* start *
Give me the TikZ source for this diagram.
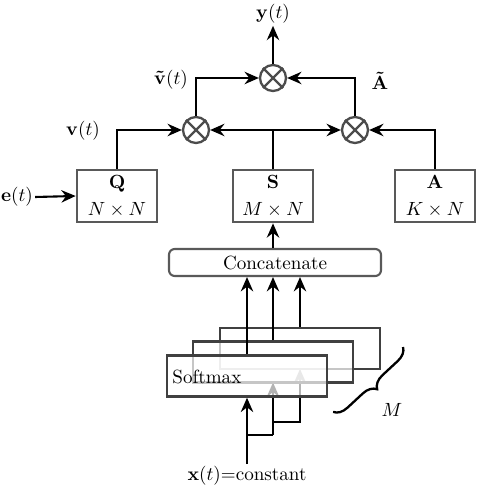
\documentclass[tikz,border=0pt]{standalone}
\usetikzlibrary{arrows.meta,decorations.pathreplacing,calc}
\begin{document}
\def\px{0.5236pt}
\begin{tikzpicture}[x=0.5236pt,y=-0.5236pt,
  mat/.style={draw=black!65, line width=1.4pt, fill=white, minimum width=80*\px, minimum height=52*\px, align=center, inner sep=0pt},
  mult/.style={circle, draw=black!70, line width=1.2pt, minimum size=26*\px, inner sep=0pt},
  arr/.style={-{Stealth[length=7.5pt,width=6.5pt,inset=2.5pt]}, line width=1.1pt},
  conn/.style={line width=1.1pt},
  smbox/.style={draw=black!75, line width=1.3pt, fill=white, fill opacity=0.7, minimum width=160*\px, minimum height=41*\px, inner sep=0pt},
  ccbox/.style={draw=black!65, line width=1.1pt, rounded corners=3pt, minimum width=212*\px, minimum height=27*\px, inner sep=0pt},
  lbl/.style={inner sep=1pt}]
\useasboundingbox (0,0) rectangle (476,488);

% matrices
\node[mat] (Q) at (117,196) {$\mathbf{Q}$\\[2pt]$N\times N$};
\node[mat] (S) at (273,196) {$\mathbf{S}$\\[2pt]$M\times N$};
\node[mat] (A) at (435,196) {$\mathbf{A}$\\[2pt]$K\times N$};

% multipliers
\node[mult] (m1) at (196,130) {};
\node[mult] (m2) at (355,130) {};
\node[mult] (m3) at (273,78) {};
\foreach \n in {m1,m2,m3}
  \draw[draw=black!70, line width=1.2pt] (\n.45) -- (\n.225) (\n.135) -- (\n.315);

% labels
\node[lbl] (yl) at (273,14) {$\mathbf{y}(t)$};
\node[lbl] (vt) at (171,80) {$\mathbf{\tilde{v}}(t)$};
\node[lbl] (At) at (380,81) {$\mathbf{\tilde{A}}$};
\node[lbl] (v) at (83,131) {$\mathbf{v}(t)$};
\node[lbl] (e) at (17,197) {$\mathbf{e}(t)$};

% connectors top
\coordinate (Sj) at (S.north |- m1.center);
\draw[arr] (Q.north) |- (m1.west);
\draw[conn] (S.north) -- (Sj);
\draw[arr] (Sj) -- (m1.east);
\draw[arr] (Sj) -- (m2.west);
\draw[arr] (A.north) |- (m2.east);
\draw[arr] (m1.north) |- (m3.west);
\draw[arr] (m2.north) |- (m3.east);
\draw[arr] (m3.north) -- (yl.south);
\draw[arr] (e.east) -- (Q.west);

% concatenate
\node[ccbox] (cc) at (275,262.5) {Concatenate};
\draw[arr] (S.south |- cc.north) -- (S.south);

% softmax stack
\node (xl) [lbl] at (247,476) {$\mathbf{x}(t)$=constant};
\coordinate (b1) at (247,435);
\coordinate (b2) at (273,422);
\coordinate (b1r) at (273,435);

\draw[arr] (b2) -| (300,369);
\node[smbox] (sm3) at (300,348.5) {};
\draw[conn] (b1) -- (b1r);
\draw[arr] (b1r) -- (273,382.5);
\node[smbox] (sm2) at (273,362) {};
\node[smbox] (sm1) at (247,376) {};
\node[anchor=west, inner sep=0pt] (smt) at (172,377) {Softmax};
\draw[arr] (xl.north) -- (sm1.south);

\draw[arr] (sm1.north) -- (sm1.north |- cc.south);
\draw[arr] (sm2.north) -- (sm2.north |- cc.south);
\draw[arr] (sm3.north) -- (sm3.north |- cc.south);

% brace
\draw[line width=1.2pt, decorate, decoration={brace, amplitude=7pt}] (403,347) -- (333,412);
\node[lbl] (Ml) at (392,410) {$M$};
\end{tikzpicture}
\end{document}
* end *
Your goal: Repeat the data exactly in full, omitting its pictures.

Response:
Give me the TikZ source for this diagram.
\documentclass[tikz,border=0pt]{standalone}
\usetikzlibrary{arrows.meta,decorations.pathreplacing,calc}
\begin{document}
\def\px{0.5236pt}
\begin{tikzpicture}[x=0.5236pt,y=-0.5236pt,
  mat/.style={draw=black!65, line width=1.4pt, fill=white, minimum width=80*\px, minimum height=52*\px, align=center, inner sep=0pt},
  mult/.style={circle, draw=black!70, line width=1.2pt, minimum size=26*\px, inner sep=0pt},
  arr/.style={-{Stealth[length=7.5pt,width=6.5pt,inset=2.5pt]}, line width=1.1pt},
  conn/.style={line width=1.1pt},
  smbox/.style={draw=black!75, line width=1.3pt, fill=white, fill opacity=0.7, minimum width=160*\px, minimum height=41*\px, inner sep=0pt},
  ccbox/.style={draw=black!65, line width=1.1pt, rounded corners=3pt, minimum width=212*\px, minimum height=27*\px, inner sep=0pt},
  lbl/.style={inner sep=1pt}]
\useasboundingbox (0,0) rectangle (476,488);

% matrices
\node[mat] (Q) at (117,196) {$\mathbf{Q}$\\[2pt]$N\times N$};
\node[mat] (S) at (273,196) {$\mathbf{S}$\\[2pt]$M\times N$};
\node[mat] (A) at (435,196) {$\mathbf{A}$\\[2pt]$K\times N$};

% multipliers
\node[mult] (m1) at (196,130) {};
\node[mult] (m2) at (355,130) {};
\node[mult] (m3) at (273,78) {};
\foreach \n in {m1,m2,m3}
  \draw[draw=black!70, line width=1.2pt] (\n.45) -- (\n.225) (\n.135) -- (\n.315);

% labels
\node[lbl] (yl) at (273,14) {$\mathbf{y}(t)$};
\node[lbl] (vt) at (171,80) {$\mathbf{\tilde{v}}(t)$};
\node[lbl] (At) at (380,81) {$\mathbf{\tilde{A}}$};
\node[lbl] (v) at (83,131) {$\mathbf{v}(t)$};
\node[lbl] (e) at (17,197) {$\mathbf{e}(t)$};

% connectors top
\coordinate (Sj) at (S.north |- m1.center);
\draw[arr] (Q.north) |- (m1.west);
\draw[conn] (S.north) -- (Sj);
\draw[arr] (Sj) -- (m1.east);
\draw[arr] (Sj) -- (m2.west);
\draw[arr] (A.north) |- (m2.east);
\draw[arr] (m1.north) |- (m3.west);
\draw[arr] (m2.north) |- (m3.east);
\draw[arr] (m3.north) -- (yl.south);
\draw[arr] (e.east) -- (Q.west);

% concatenate
\node[ccbox] (cc) at (275,262.5) {Concatenate};
\draw[arr] (S.south |- cc.north) -- (S.south);

% softmax stack
\node (xl) [lbl] at (247,476) {$\mathbf{x}(t)$=constant};
\coordinate (b1) at (247,435);
\coordinate (b2) at (273,422);
\coordinate (b1r) at (273,435);

\draw[arr] (b2) -| (300,369);
\node[smbox] (sm3) at (300,348.5) {};
\draw[conn] (b1) -- (b1r);
\draw[arr] (b1r) -- (273,382.5);
\node[smbox] (sm2) at (273,362) {};
\node[smbox] (sm1) at (247,376) {};
\node[anchor=west, inner sep=0pt] (smt) at (172,377) {Softmax};
\draw[arr] (xl.north) -- (sm1.south);

\draw[arr] (sm1.north) -- (sm1.north |- cc.south);
\draw[arr] (sm2.north) -- (sm2.north |- cc.south);
\draw[arr] (sm3.north) -- (sm3.north |- cc.south);

% brace
\draw[line width=1.2pt, decorate, decoration={brace, amplitude=7pt}] (403,347) -- (333,412);
\node[lbl] (Ml) at (392,410) {$M$};
\end{tikzpicture}
\end{document}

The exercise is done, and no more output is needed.